The state’s defective welfare computer system is still having problems more than a year after it went online, and it may take at least another year before it’s running smoothly. At least there finally seems to be a serious effort underway to fix the problems.

The one-year anniversary of the Colorado Benefits Management System came and went Sept. 1 with Colorado and the rest of the nation riveted on the devastation wrought by Hurricane Katrina. Now, attention is refocused on the system, which processes food stamps, Medicaid and other assistance, because many of the 1,000-plus hurricane evacuees who fled to Colorado depend on the system to process their benefits. We hope it’s up to the task. We also hope state officials won’t, as some fear, work around the system to give Hurricane Katrina victims priority over other needy people in Colorado.

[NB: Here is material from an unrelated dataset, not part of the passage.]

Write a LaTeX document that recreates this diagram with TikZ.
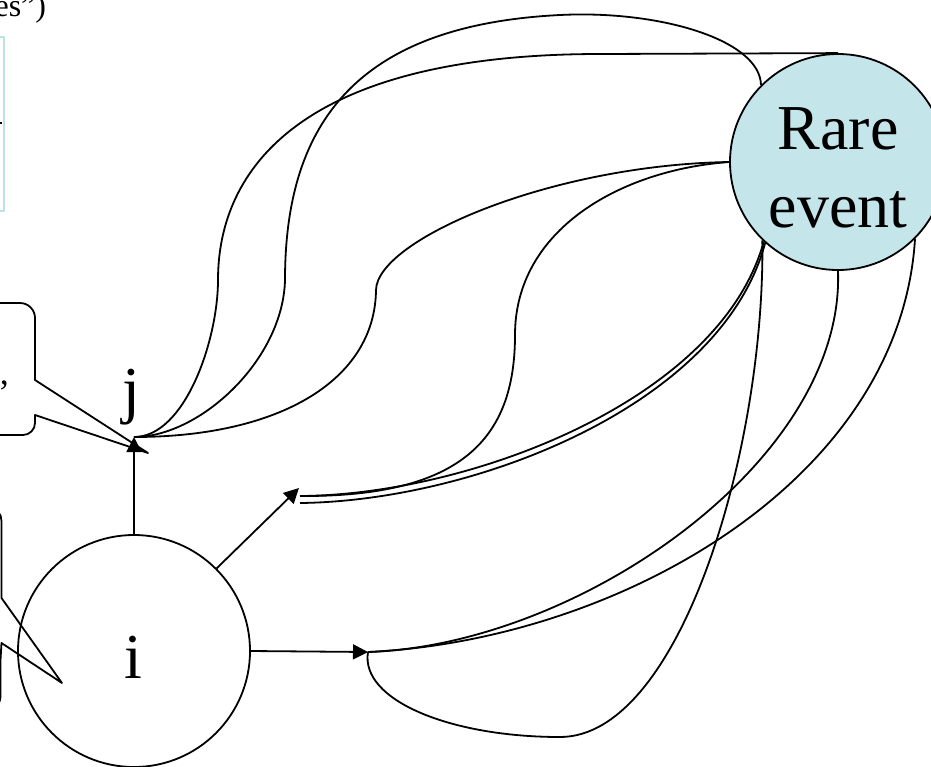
\documentclass[tikz,border=0pt]{standalone}
\usepackage{fontspec}
\setmainfont{Liberation Serif}
\usetikzlibrary{arrows.meta}
\pgfdeclarelayer{bg}
\pgfsetlayers{bg,main}
\definecolor{rarefill}{HTML}{C4E5E9}
\definecolor{boxcyan}{HTML}{BEE3E7}
\begin{document}
\begin{tikzpicture}[x=1pt,y=-1pt,line width=1.8pt,line join=round,
  tip/.style={-{Triangle[length=15pt,width=15pt]}},
  link/.style={draw=black,line width=1.8pt},
  bigfont/.style={font=\fontsize{64}{78}\selectfont}]
\clip (0,0) rectangle (931,766);
% nodes
\node[circle, draw, fill=rarefill, minimum size=216pt, inner sep=0pt] (rare) at (838,162) {};
\node[bigfont, align=center, inner sep=0pt] (raretxt) at (838,168) {Rare\\event};
\node[circle, draw, minimum size=232pt, inner sep=0pt] (i) at (134,651) {};
\node[bigfont, anchor=base, inner sep=0pt] (itxt) at (133,678) {i};
\node[bigfont, anchor=base, inner sep=0pt] (jtxt) at (131,411) {j};
\coordinate (jp) at (134,437);
\coordinate (mtip) at (299,488);
\coordinate (m1) at (300,496);
\coordinate (m2) at (300,503);
\coordinate (k) at (368,652);
% arrows from i
\draw[tip] (i.north) -- (jp);
\draw[tip] (i.45) -- (mtip);
\draw[tip] (i.east) -- (k);
% callouts and partial items on left
\draw (-20,303) -- (20,303) .. controls (28.3,303) and (35,309.7) .. (35,318) -- (35,380) -- (148,453) -- (35,415) -- (35,423) .. controls (35,429.6) and (29.6,435) .. (23,435) -- (-20,435);
\node[font=\fontsize{36}{42}\selectfont, anchor=base west, inner sep=0pt] (comma) at (-1,384) {,};
\draw (-20,508) -- (-10,508) .. controls (-3,508) and (1.5,514) .. (1.5,521) -- (1.5,598) -- (62,683) -- (1.5,643) -- (0.5,660) -- (0.5,697) .. controls (0.5,703) and (-4,707) .. (-10,707) -- (-20,707);
\node[font=\fontsize{32}{38}\selectfont, anchor=base east, inner sep=0pt] (toptxt) at (47,16) {es”)};
\draw[boxcyan, line width=1.5pt] (-20,37) -- (4,37) -- (4,211) -- (-20,211);
\draw[line width=1.5pt] (-2,123) -- (2,123);
% connectors behind the nodes
\begin{pgfonlayer}{bg}
\fill[white] (0,0) rectangle (931,766);
\draw[link] (jp) .. controls (185,437) and (218,340) .. (218,280) .. controls (218,170) and (300,54) .. (600,54) -- (rare.north);
\draw[link] (jp) .. controls (200,437) and (283,360) .. (285,280) .. controls (285,120) and (360,25) .. (560,15) .. controls (660,10) and (760,40) .. (rare.135);
\draw[link] (jp) .. controls (280,437) and (375,380) .. (376,290) .. controls (377,240) and (550,165) .. (rare.west);
\draw[link] (m1) .. controls (460,497) and (515,440) .. (515,335) .. controls (515,230) and (620,170) .. (rare.west);
\draw[link] (m1) .. controls (470,495) and (720,400) .. (rare.227);
\draw[link] (m2) .. controls (475,501) and (722,405) .. (rare.228);
\draw[link] (k) .. controls (580,645) and (845,460) .. (rare.south);
\draw[link] (k) .. controls (620,640) and (900,480) .. (rare.315);
\draw[link] (k) .. controls (360,700) and (450,737) .. (560,737) .. controls (680,737) and (765,450) .. (rare.226);
\end{pgfonlayer}
\end{tikzpicture}
\end{document}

Since it went online last year, flaws in the system and poor management have resulted in delays for people who need assistance. Currently, a court-ordered unit for processing emergency applications within five days is failing to do its job in a timely way. Advocates for needy people have asked a state judge to appoint a unit overseer. That should be done.

Elizabeth Arenales, an attorney with the Law and Policy Center, said the problems with the emergency processing unit are leaving people at risk of going hungry, losing their homes or not getting medical care. Lawyer Ed Kahn, who’s been heavily involved with the problem, says the system continues to designate eligible people as ineligible, so “the health care provider often doesn’t provide the visit or the pharmacy doesn’t provide the drugs.” Kahn says that “problems with the system still affect hundreds if not thousands of people.”

Gilpin County Commissioner Jeanne Nicholson, a member of the Governor’s CBMS Steering Committee, believes it will take another year “before we breathe a sigh of relief and say, ‘OK, we think most of the glitches are worked out of the system.”‘ But she and state officials say they are moving forward.

We’re happy for the progress, but we’re in the second year of using a flawed system, and the sense of urgency about fixing it must be intensified.